Furthermore, we have

$$1+w^h+w^{2h}+\cdots +w^{\left(M-1\right)h}=\{\begin{array}{l}M\hspace{1em}h=0\\ 0\hspace{1em} h\ne 0\end{array}.$$

(76)

Thus, Equation (64) can be expressed as

$${\displaystyle \sum _{k=0}^{M-1}{e}^{\left(2\pi ikM-6\pi ik+2\pi ikh\right)/M}}={\displaystyle \sum _{k=0}^{M-1}{e}^{2\pi ik}{e}^{\frac{2\pi ik}{M}\left(h-3\right)}}.$$

(77)

Here, $e^{2\pi ik}=1$. Therefore, the result of Equation (77) is non-zero only when $h=3$. The other results are also confirmed.

Since 2000, Zhu’s mFrFT [31] and previous results [36], as well as some extended definitions, have been shown to have flaws [32,33,34], which we discussed in terms of the eigenvalues of the QFT. In the extended definition, the number of effective weighting terms depends on the period of the matrix; for example, the period of the FT matrix is 4, so its effective weighting is 4, while the period of the Hadamard transform is 2, so the effective weighting term is defined as 2 accordingly.

6. Conclusions

In this paper, we used the QFT and QPE to design the QFrFT. We retained the eigenvectors of the QFT and forced its eigenvalues to take fractional powers.
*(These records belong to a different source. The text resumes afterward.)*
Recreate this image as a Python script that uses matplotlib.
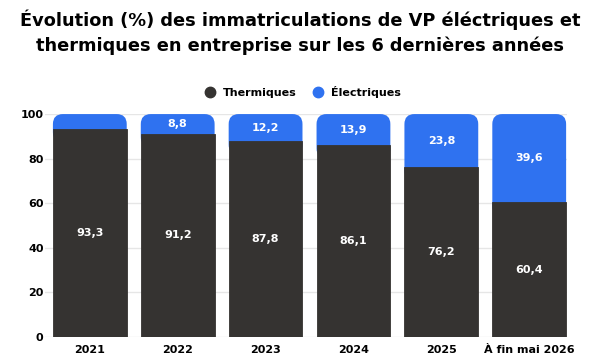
import matplotlib
matplotlib.use("Agg")
import matplotlib.pyplot as plt
from matplotlib.patches import FancyBboxPatch
from matplotlib.lines import Line2D

years = ["2021", "2022", "2023", "2024", "2025", "À fin mai 2026"]
thermiques = [93.3, 91.2, 87.8, 86.1, 76.2, 60.4]
electriques = [6.7, 8.8, 12.2, 13.9, 23.8, 39.6]
yticks = [0, 20, 40, 60, 80, 100]

DARK = "#353331"
BLUE = "#2f72f0"

plt.rcParams["font.family"] = ["DejaVu Sans"]
plt.rcParams["font.weight"] = "bold"

fig = plt.figure(figsize=(6, 3.61), dpi=100)
ax = fig.add_axes([0.075, 0.0665, 0.87, 0.6175])

x = list(range(len(years)))
width = 0.84
ax.set_xlim(-0.51, 5.43)
ax.set_ylim(0, 100)

# aspect between y and x data units, for round corners
bbox = ax.get_position()
px_w = bbox.width * fig.get_figwidth() * fig.dpi
px_h = bbox.height * fig.get_figheight() * fig.dpi
xu = (5.43 + 0.51) / px_w
yu = 100 / px_h
r = 10 * xu

for xi, t, e in zip(x, thermiques, electriques):
    # rounded blue top, its lower part hidden under the dark bar
    base = t - 6
    ax.add_patch(FancyBboxPatch((xi - width / 2, base), width, t + e - base,
                                boxstyle=f"round,pad=0,rounding_size={r}",
                                mutation_aspect=yu / xu,
                                fc=BLUE, ec="none", zorder=2))
    ax.bar(xi, t, width=width, color=DARK, ec=DARK, lw=0.6, zorder=3)
    ax.text(xi, t / 2, f"{t:.1f}".replace(".", ","), color="white",
            ha="center", va="center", fontsize=8, fontweight="bold", zorder=4)
    if e >= 8:
        ax.text(xi, t + e / 2, f"{e:.1f}".replace(".", ","), color="white",
                ha="center", va="center", fontsize=8, fontweight="bold", zorder=4)

ax.set_yticks(yticks)
ax.set_xticks(x)
ax.set_xticklabels(years)
ax.tick_params(axis="x", length=0, labelsize=8, pad=6)
ax.tick_params(axis="y", length=0, labelsize=8, pad=1)
for lab in ax.get_xticklabels() + ax.get_yticklabels():
    lab.set_fontweight("bold")
ax.grid(axis="y", color="#e6e6e6", lw=1, zorder=0)
for s in ax.spines.values():
    s.set_visible(False)

fig.text(0.5, 0.975, "Évolution (%) des immatriculations de VP éléctriques et\n"
         "thermiques en entreprise sur les 6 dernières années",
         ha="center", va="top", fontsize=12.8, fontweight="heavy", linespacing=1.45)

handles = [Line2D([], [], marker="o", ls="", color=DARK, markersize=7.5),
           Line2D([], [], marker="o", ls="", color=BLUE, markersize=7.5)]
fig.legend(handles, ["Thermiques", "Électriques"], loc="center",
           bbox_to_anchor=(0.5, 0.745), ncol=2, frameon=False,
           prop={"size": 8, "weight": "bold"}, handletextpad=0.2,
           columnspacing=0.9)

fig.savefig("out.png", dpi=100)
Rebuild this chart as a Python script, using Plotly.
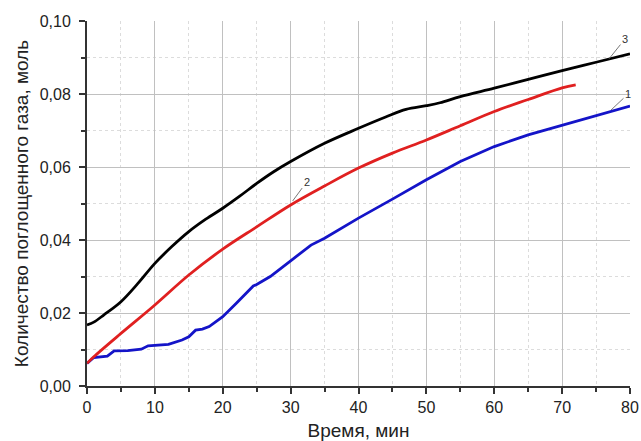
import plotly.graph_objects as go

# Time, min
t_black = [0, 1, 2.5, 5, 7.5, 10, 12.5, 15, 17.5, 20, 22.5, 25, 27.5, 30, 35, 40,
           44, 47, 50, 52, 55, 60, 65, 70, 75, 80]
gas_black = [0.0167, 0.0175, 0.0195, 0.0231, 0.0281, 0.0336, 0.0382, 0.0423, 0.0457,
             0.0487, 0.0520, 0.0555, 0.0587, 0.0615, 0.0665, 0.0706, 0.0737, 0.0758,
             0.0768, 0.0776, 0.0793, 0.0816, 0.0840, 0.0864, 0.0887, 0.0910]

t_red = [0, 1, 5, 10, 15, 20, 25, 30, 35, 40, 45, 50, 55, 60, 65, 70, 72]
gas_red = [0.0062, 0.0080, 0.0144, 0.0222, 0.0304, 0.0375, 0.0436, 0.0496, 0.0548,
           0.0597, 0.0638, 0.0674, 0.0713, 0.0752, 0.0785, 0.0817, 0.0825]

t_blue = [0, 1, 3, 4, 6, 8, 9, 10, 12, 14, 15, 16, 17, 18, 19, 20, 22, 24, 24.5, 25,
          27, 30, 33, 35, 40, 45, 50, 55, 60, 65, 70, 75, 80]
gas_blue = [0.0062, 0.0078, 0.0082, 0.0096, 0.0097, 0.0101, 0.0110, 0.0111, 0.0114,
            0.0126, 0.0135, 0.0153, 0.0156, 0.0163, 0.0176, 0.0190, 0.0227, 0.0265,
            0.0274, 0.0278, 0.0300, 0.0343, 0.0386, 0.0405, 0.0460, 0.0512, 0.0565,
            0.0615, 0.0656, 0.0688, 0.0715, 0.0741, 0.0767]

x_ticks = [0, 10, 20, 30, 40, 50, 60, 70, 80]
y_ticks = [0.00, 0.02, 0.04, 0.06, 0.08, 0.10]

FONT = "Liberation Sans, Arial, sans-serif"

fig = go.Figure()
fig.add_trace(go.Scatter(x=t_blue, y=gas_blue, mode="lines",
                         line=dict(color="#1414c8", width=2.8)))
fig.add_trace(go.Scatter(x=t_red, y=gas_red, mode="lines", line_shape="spline",
                         line=dict(color="#e02020", width=2.8)))
fig.add_trace(go.Scatter(x=t_black, y=gas_black, mode="lines", line_shape="spline",
                         line=dict(color="#000000", width=2.8)))

# Curve numbers with short leader lines
labels = [("1", 77.2, 0.0756, 17, -16),
          ("2", 30.3, 0.0507, 14, -19),
          ("3", 76.9, 0.0896, 16, -20)]
for txt, lx, ly, ax, ay in labels:
    fig.add_annotation(x=lx, y=ly, text=txt, showarrow=True, arrowhead=0,
                       arrowwidth=0.8, arrowcolor="#555555", ax=ax, ay=ay,
                       font=dict(family=FONT, size=11, color="#333333"))

axis_common = dict(
    showline=True, linecolor="#333333", linewidth=2,
    ticks="outside", ticklen=6, tickwidth=1.5, tickcolor="#333333",
    showgrid=True, gridcolor="#c0c0c0", gridwidth=1,
    zeroline=False, mirror=False, automargin=False,
    tickfont=dict(family=FONT, size=16, color="#222222"),
)

fig.update_xaxes(range=[0, 80], tickvals=x_ticks,
                 title=dict(text="Время, мин", font=dict(family=FONT, size=19, color="#222222"),
                            standoff=13),
                 minor=dict(dtick=5, ticks="outside", ticklen=4, tickcolor="#333333",
                            showgrid=True, gridcolor="#dcdcdc", griddash="dot"),
                 **axis_common)
fig.update_yaxes(range=[0, 0.1], tickvals=y_ticks, tickformat=".2f", ticklabelstandoff=5,
                 title=dict(text="Количество поглощенного газа, моль",
                            font=dict(family=FONT, size=19, color="#222222"), standoff=6),
                 minor=dict(dtick=0.01, ticks="outside", ticklen=4, tickcolor="#333333",
                            showgrid=True, gridcolor="#dcdcdc", griddash="dot"),
                 **axis_common)

fig.update_layout(
    width=641, height=441,
    margin=dict(l=87, r=11, t=21, b=55),
    plot_bgcolor="white", paper_bgcolor="white",
    showlegend=False, separators=", ",
)

fig.write_html("out.html")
As diverse definitions for the DFrFT exist, we determined the correspondence between the proposed QFrFT and classical algorithms, which lays the foundation for future application of the QFrFT to solve practical problems. Regarding the design of the quantum mFrFT, we observed a flaw in the definition of classical algorithms—namely, there are only four effective weighting terms in a series of mFrFT definitions—which has a significant impact on the applicability of the algorithms. Finally, we discussed the correspondence between eigenvalues and eigenvectors in the QFrFT circuit and analyzed the definition of the algorithm in depth. Furthermore, the defects of the mFrFT were mathematically explained.